El invento se ha realizado ya. Hemos encontrado la forma de construir esa pantalla. Es la Red, como tela finísima, pero tupida, que envuelve la Tierra e impide la disipación de lo que sucede sobre ella. Una pantalla planetaria y esférica.

El espectáculo que se nos ofrece es magnífico. Si el cinematógrafo dejó extasiados a nuestros antepasados por la capacidad de ver todo un mundo hasta entonces inalcanzable desde la estrecha cotidianidad, ahora esta pantalla envolvente y planetaria de la Red nos fascina hasta la turbación. ¿Qué hacer ante tanto que ver? ¿Adónde mirar? Porque en donde fijemos la atención encontraremos tantos detalles que nos abrumarán. Se necesita también hacer memoria, es decir, metabolizar la información.

Es una tarea ímproba, pero no extraña ni nueva. Porque somos humanos y hemos llegado hasta aquí por la capacidad de hacer memoria (no solo artefactos). Esto significa que no somos Ireneo Funes y, por tanto, que sabemos contar lo vivido durante un día en unos minutos. Todos somos narradores, y el entrecruzamiento incesante de relatos teje la cultura. Si necesitáramos el mismo tiempo y esfuerzo para transmitir a los otros la experiencia propia que el invertido para alcanzarla, no habría cultura. Lo fabuloso es esa contracción que hace eficaz la transmisión, pues si te ha costado un día, o una vida, elaborar este conocimiento, lo transmites, no obstante, a los otros en un tiempo mucho más breve y, por consiguiente, queda en ellos tiempo para otros esfuerzos, otras búsquedas, otras experiencias, otras vidas.

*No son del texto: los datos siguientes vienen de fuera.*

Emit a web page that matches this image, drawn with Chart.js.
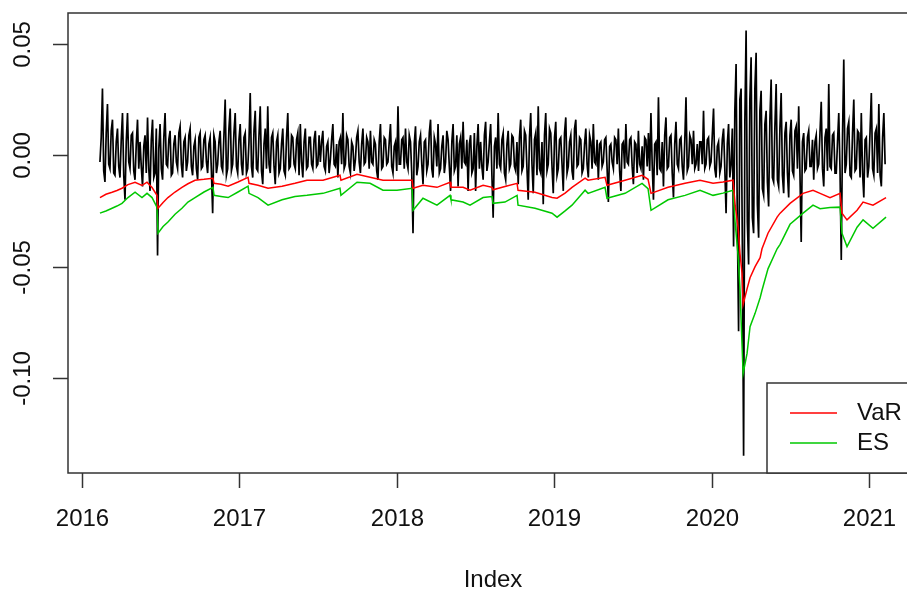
<!DOCTYPE html>
<html><head><meta charset="utf-8">
<script src="https://cdn.jsdelivr.net/npm/chart.js@4.4.0/dist/chart.umd.min.js"></script>
<style>
html,body{margin:0;padding:0;background:#fff;overflow:hidden;width:907px;height:592px}
#wrap{position:absolute;left:0;top:0;width:960px;height:592px}
</style>
</head><body><div id="wrap"><canvas id="c" width="960" height="592"></canvas></div>
<script>
// ---- data ----
const returnsStart = 2016.114, returnsEnd = 2021.102;
const returns = [
-0.003,0.008,0.030,-0.007,-0.012,0.010,0.023,-0.004,-0.006,0.011,0.016,-0.008,-0.009,0.006,0.012,-0.005,
-0.010,0.007,0.019,-0.009,-0.020,0.006,0.019,-0.003,-0.006,0.009,0.010,-0.007,-0.011,0.005,0.016,-0.006,
0.006,-0.005,-0.014,0.004,0.009,-0.008,0.017,-0.006,-0.016,0.007,0.016,-0.010,-0.008,0.012,-0.045,0.003,
0.014,-0.006,-0.011,0.008,0.019,-0.004,-0.005,0.007,0.011,-0.009,-0.008,0.005,0.009,-0.003,-0.006,0.010,
0.013,-0.004,-0.010,0.006,0.008,-0.007,-0.003,0.009,0.012,-0.005,-0.009,0.004,0.007,-0.006,-0.011,0.008,
0.010,-0.006,-0.005,0.007,0.009,-0.003,-0.008,0.005,0.008,-0.007,-0.026,0.009,0.006,-0.008,-0.004,0.006,
0.011,-0.005,-0.007,0.009,0.025,-0.009,-0.006,0.012,0.021,-0.007,-0.004,0.010,0.019,-0.005,-0.008,0.007,
0.014,-0.004,-0.009,0.008,0.010,-0.008,-0.006,0.006,0.028,-0.005,-0.010,0.011,0.020,-0.006,-0.007,0.009,
0.022,-0.007,-0.013,0.005,0.012,-0.006,0.022,-0.004,-0.008,0.008,0.010,-0.005,-0.013,0.006,0.009,-0.008,
-0.006,0.005,0.012,-0.007,-0.009,0.008,0.019,-0.006,-0.005,0.009,0.008,-0.004,-0.006,0.007,0.010,-0.009,
0.014,-0.003,-0.010,0.006,0.012,-0.006,-0.005,0.008,0.008,-0.004,-0.006,0.007,0.011,-0.005,-0.004,0.009,
-0.003,0.006,0.011,-0.005,-0.007,0.004,0.006,-0.008,-0.002,0.007,0.014,-0.004,-0.005,0.005,-0.010,0.006,
0.008,-0.004,0.019,-0.006,-0.004,0.009,0.007,-0.005,-0.008,0.006,0.004,-0.007,-0.002,0.008,0.011,-0.003,
-0.008,0.005,0.012,-0.004,-0.003,0.008,0.006,-0.006,0.011,-0.003,-0.004,0.007,0.005,-0.007,-0.011,0.006,
0.014,-0.006,-0.005,0.008,0.007,-0.004,-0.003,0.006,0.014,-0.005,-0.008,0.004,0.006,-0.007,0.022,-0.004,
-0.004,0.007,0.008,-0.006,0.012,-0.003,-0.006,0.009,0.006,-0.008,-0.035,0.005,0.013,-0.009,-0.005,0.006,
0.009,-0.004,-0.013,0.006,0.007,-0.007,-0.004,0.010,0.016,-0.006,-0.010,0.008,0.005,-0.005,0.014,-0.008,
-0.006,0.004,0.009,-0.008,-0.003,0.011,0.007,-0.005,-0.016,0.006,0.014,-0.007,-0.005,0.009,-0.014,0.005,
0.008,-0.006,0.015,-0.003,-0.004,0.007,-0.016,0.005,0.009,-0.008,-0.006,0.010,-0.016,0.004,0.014,-0.006,
0.006,-0.005,-0.011,0.009,0.015,-0.007,-0.003,0.006,0.014,-0.009,-0.028,0.004,0.008,-0.006,0.019,-0.004,
-0.006,0.007,0.010,-0.008,-0.011,0.005,0.011,-0.006,-0.004,0.009,0.008,-0.005,-0.007,0.006,-0.013,0.008,
0.016,-0.007,-0.005,0.011,0.009,-0.006,-0.020,0.008,0.019,-0.004,-0.017,0.007,0.010,-0.009,0.022,-0.006,
-0.008,0.006,-0.022,0.009,0.019,-0.007,-0.004,0.012,0.010,-0.005,-0.017,0.008,0.015,-0.009,-0.006,0.007,
0.008,-0.004,-0.016,0.010,0.017,-0.008,-0.005,0.006,0.009,-0.007,-0.011,0.012,0.016,-0.005,-0.004,0.008,
0.007,-0.008,-0.006,0.005,0.012,-0.004,-0.010,0.009,0.006,-0.006,0.014,-0.003,-0.004,0.007,-0.011,0.005,
0.006,-0.005,-0.003,0.007,0.008,-0.006,-0.021,0.004,0.005,-0.003,-0.006,0.008,0.007,-0.004,0.012,-0.007,
-0.016,0.005,0.006,-0.006,0.014,-0.003,-0.004,0.007,0.008,-0.005,-0.013,0.006,0.005,-0.008,0.011,-0.004,
-0.006,0.004,-0.011,0.008,0.007,-0.005,0.010,-0.007,0.019,-0.004,-0.020,0.005,0.006,-0.009,0.026,-0.006,
-0.007,0.006,-0.014,0.009,0.017,-0.006,-0.005,0.008,0.009,-0.008,-0.019,0.005,0.015,-0.004,-0.006,0.007,
0.008,-0.005,-0.011,0.006,0.026,-0.007,-0.005,0.009,0.007,-0.004,0.011,-0.006,-0.004,0.005,-0.007,0.006,
0.006,-0.004,0.020,-0.006,-0.004,0.007,0.008,-0.005,-0.003,0.009,0.021,-0.006,-0.010,0.004,0.006,-0.008,
-0.005,0.007,0.012,-0.006,-0.026,0.005,0.014,-0.010,-0.004,0.012,-0.041,0.020,0.041,-0.030,-0.079,0.025,
0.030,-0.040,-0.135,0.015,0.056,-0.030,-0.049,0.025,0.044,-0.028,-0.035,0.030,0.046,-0.022,-0.037,0.020,
0.029,-0.015,-0.018,0.014,0.020,-0.012,-0.023,0.016,0.034,-0.010,-0.012,0.013,0.032,-0.011,-0.014,0.012,
0.028,-0.009,-0.017,0.010,0.015,-0.008,-0.019,0.009,0.016,-0.007,-0.009,0.011,0.013,-0.006,0.022,-0.008,
-0.039,0.006,0.010,-0.007,-0.006,0.008,0.011,-0.005,-0.005,0.007,-0.011,0.006,0.009,-0.006,-0.004,0.010,
0.024,-0.006,-0.014,0.008,0.012,-0.007,0.032,-0.005,-0.006,0.009,0.010,-0.008,-0.008,0.006,0.019,-0.007,
-0.047,0.009,0.043,-0.008,-0.004,0.012,0.015,-0.009,-0.010,0.010,0.025,-0.007,-0.006,0.011,0.010,-0.010,
0.019,-0.008,-0.019,0.007,0.008,-0.010,-0.005,0.011,0.028,-0.006,-0.009,0.010,0.012,-0.008,0.023,-0.009,
-0.014,0.008,0.019,-0.004
];
const riskDates = [
2016.114,2016.152,2016.191,2016.222,2016.254,2016.292,2016.337,2016.381,2016.413,2016.445,
2016.476,2016.483,2016.515,2016.546,2016.591,2016.635,2016.673,2016.718,2016.775,2016.832,
2016.839,2016.883,2016.928,2016.991,2017.055,2017.061,2017.118,2017.182,2017.271,2017.353,
2017.429,2017.531,2017.639,2017.645,2017.747,2017.830,2017.912,2018.001,2018.097,2018.103,
2018.166,2018.255,2018.338,2018.344,2018.421,2018.465,2018.548,2018.605,2018.611,2018.687,
2018.764,2018.770,2018.878,2018.986,2019.018,2019.069,2019.113,2019.196,2019.215,2019.323,
2019.335,2019.450,2019.558,2019.596,2019.615,2019.723,2019.831,2019.926,2020.009,2020.072,
2020.136,2020.149,2020.168,2020.180,2020.193,2020.200,2020.225,2020.244,2020.276,2020.308,
2020.320,2020.358,2020.416,2020.435,2020.498,2020.581,2020.644,2020.689,2020.752,2020.816,
2020.828,2020.860,2020.924,2020.962,2021.025,2021.108
];
const varValues = [
-0.0190,-0.0175,-0.0166,-0.0158,-0.0148,-0.0132,-0.0121,-0.0135,-0.0121,-0.0145,
-0.0180,-0.0238,-0.0212,-0.0190,-0.0165,-0.0144,-0.0128,-0.0112,-0.0108,-0.0103,
-0.0126,-0.0130,-0.0139,-0.0120,-0.0099,-0.0126,-0.0135,-0.0148,-0.0139,-0.0126,
-0.0112,-0.0112,-0.0090,-0.0112,-0.0085,-0.0099,-0.0112,-0.0112,-0.0112,-0.0148,
-0.0135,-0.0144,-0.0121,-0.0144,-0.0144,-0.0157,-0.0135,-0.0144,-0.0155,-0.0140,
-0.0126,-0.0157,-0.0166,-0.0190,-0.0193,-0.0170,-0.0144,-0.0103,-0.0112,-0.0099,
-0.0135,-0.0112,-0.0090,-0.0108,-0.0171,-0.0144,-0.0126,-0.0112,-0.0126,-0.0120,
-0.0112,-0.0220,-0.0323,-0.0440,-0.0530,-0.0670,-0.0600,-0.0550,-0.0500,-0.0460,
-0.0420,-0.0350,-0.0278,-0.0260,-0.0216,-0.0171,-0.0157,-0.0171,-0.0190,-0.0171,
-0.0260,-0.0290,-0.0247,-0.0210,-0.0224,-0.0190
];
const esValues = [
-0.0260,-0.0250,-0.0238,-0.0228,-0.0216,-0.0190,-0.0166,-0.0190,-0.0171,-0.0190,
-0.0233,-0.0350,-0.0320,-0.0300,-0.0265,-0.0238,-0.0210,-0.0190,-0.0165,-0.0144,
-0.0180,-0.0185,-0.0190,-0.0165,-0.0139,-0.0171,-0.0190,-0.0224,-0.0200,-0.0185,
-0.0180,-0.0171,-0.0148,-0.0180,-0.0121,-0.0126,-0.0157,-0.0157,-0.0148,-0.0247,
-0.0193,-0.0224,-0.0180,-0.0200,-0.0210,-0.0224,-0.0190,-0.0185,-0.0216,-0.0210,
-0.0180,-0.0224,-0.0238,-0.0260,-0.0278,-0.0250,-0.0224,-0.0157,-0.0171,-0.0144,
-0.0193,-0.0171,-0.0126,-0.0150,-0.0247,-0.0200,-0.0180,-0.0157,-0.0180,-0.0170,
-0.0157,-0.0300,-0.0450,-0.0600,-0.0850,-0.0980,-0.0890,-0.0770,-0.0710,-0.0640,
-0.0606,-0.0510,-0.0420,-0.0400,-0.0310,-0.0260,-0.0224,-0.0240,-0.0235,-0.0233,
-0.0350,-0.0410,-0.0323,-0.0290,-0.0328,-0.0278
];
const xTicks = [2016, 2017, 2018, 2019, 2020, 2021];
const xTickLabels = ['2016', '2017', '2018', '2019', '2020', '2021'];
const yTicks = [-0.10, -0.05, 0.00, 0.05];
const yTickLabels = ['-0.10', '-0.05', '0.00', '0.05'];
const legendLabels = ['VaR', 'ES'];
const xLabel = 'Index';

// ---- build points ----
const stepYears = (returnsEnd - returnsStart) / (returns.length - 1);
const returnPts = returns.map((v, i) => ({x: returnsStart + i * stepYears, y: v}));
const varPts = varValues.map((v, i) => ({x: riskDates[i], y: v}));
const esPts = esValues.map((v, i) => ({x: riskDates[i], y: v}));

const FONT = '24px "Liberation Sans", Arial, sans-serif';
const RED = '#FF0000', GREEN = '#00C800';

const frame = {
  id: 'frame',
  afterDraw(chart) {
    const {ctx, chartArea: a, scales: {x, y}} = chart;
    const seg = (x1, y1, x2, y2) => { ctx.beginPath(); ctx.moveTo(x1, y1); ctx.lineTo(x2, y2); ctx.stroke(); };
    ctx.save();
    ctx.strokeStyle = '#333'; ctx.lineWidth = 1.5;
    ctx.strokeRect(a.left, a.top, a.right - a.left, a.bottom - a.top);
    ctx.fillStyle = '#111'; ctx.font = FONT;
    ctx.textAlign = 'center'; ctx.textBaseline = 'middle';
    xTicks.forEach((v, i) => {
      const px = Math.round(x.getPixelForValue(v)) + 0.5;
      seg(px, a.bottom, px, a.bottom + 15);
      ctx.fillText(xTickLabels[i], px, a.bottom + 46);
    });
    yTicks.forEach((v, i) => {
      const py = Math.round(y.getPixelForValue(v)) + 0.5;
      seg(a.left - 15, py, a.left, py);
      ctx.save(); ctx.translate(a.left - 45, py); ctx.rotate(-Math.PI / 2);
      ctx.fillText(yTickLabels[i], 0, 0); ctx.restore();
    });
    ctx.fillText(xLabel, (a.left + a.right) / 2, a.bottom + 107);
    // legend (bottom right)
    const lx = a.right - 151, ly = a.bottom - 90;
    ctx.fillStyle = '#fff'; ctx.fillRect(lx, ly, 200, 90);
    ctx.strokeStyle = '#333'; ctx.lineWidth = 1.5;
    ctx.strokeRect(lx, ly, 200, 90);
    [RED, GREEN].forEach((c, i) => {
      const yy = ly + 30 + i * 30;
      ctx.strokeStyle = c; ctx.lineWidth = 1.4;
      seg(lx + 23, yy, lx + 70, yy);
      ctx.fillStyle = '#111'; ctx.textAlign = 'left';
      ctx.fillText(legendLabels[i], lx + 90, yy);
    });
    ctx.restore();
  }
};

new Chart(document.getElementById('c'), {
  type: 'line',
  data: {
    datasets: [
      {label: 'VaR', data: varPts, borderColor: RED, borderWidth: 1.5, pointRadius: 0, tension: 0},
      {label: 'ES', data: esPts, borderColor: GREEN, borderWidth: 1.5, pointRadius: 0, tension: 0},
      {label: 'Returns', data: returnPts, borderColor: '#000', borderWidth: 1.7, pointRadius: 0, tension: 0}
    ]
  },
  options: {
    responsive: false, animation: false, devicePixelRatio: 1,
    layout: {padding: {left: 68, top: 13, right: 42, bottom: 119}},
    plugins: {legend: {display: false}, tooltip: {enabled: false}},
    scales: {
      x: {type: 'linear', min: 2015.911, max: 2021.311, display: false},
      y: {type: 'linear', min: -0.1427, max: 0.0639, display: false}
    }
  },
  plugins: [frame]
});
</script>
</body></html>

La abstracción y la elipsis hacen posible la narración, y el resultado es una poderosa contracción del espacio y del tiempo. Con la abstracción conseguimos no enredarnos hasta el extravío en un mundo lleno de cosas singulares, irrepetibles, que exigen una descripción particular para cada una de ellas. Y con nuestra capacidad para la elipsis contraemos el tiempo, pues, como hábiles constructores de puentes, conseguimos un continuo mediante una sucesión de arcos, a pesar de que hay en ellos más vacío —ausencia— que piedra.

La Red necesita también esta contracción. Y la hacen —con su capacidad innata para metabolizar la información— millones de cerebros conectados a ella; los algoritmos “inyectados” en los capilares de la Red, realizando así poderosas actividades propias de nuestros cerebros; los robots, trabajadores infatigables, en todos los lugares y condiciones, amplificando tareas inteligentes que les hemos transferido y aportando sus resultados a la Red. De esta manera intervenimos para que la pantalla planetaria y envolvente se vaya contrayendo hasta hacerse comprensible, abarcable como la «pequeña esfera tornasolada» del Aleph de Borges.

Antonio Rodríguez de las Heras es catedrático de la Universidad Carlos III de Madrid

La vida en digital es un escenario imaginado que sirva para la reflexión, no es una predicción. Por él se mueven los alefitas, seres protéticos, en conexión continua con el Aleph digital, pues la Red es una fenomenal contracción del espacio y del tiempo, como el Aleph borgiano, y no una malla.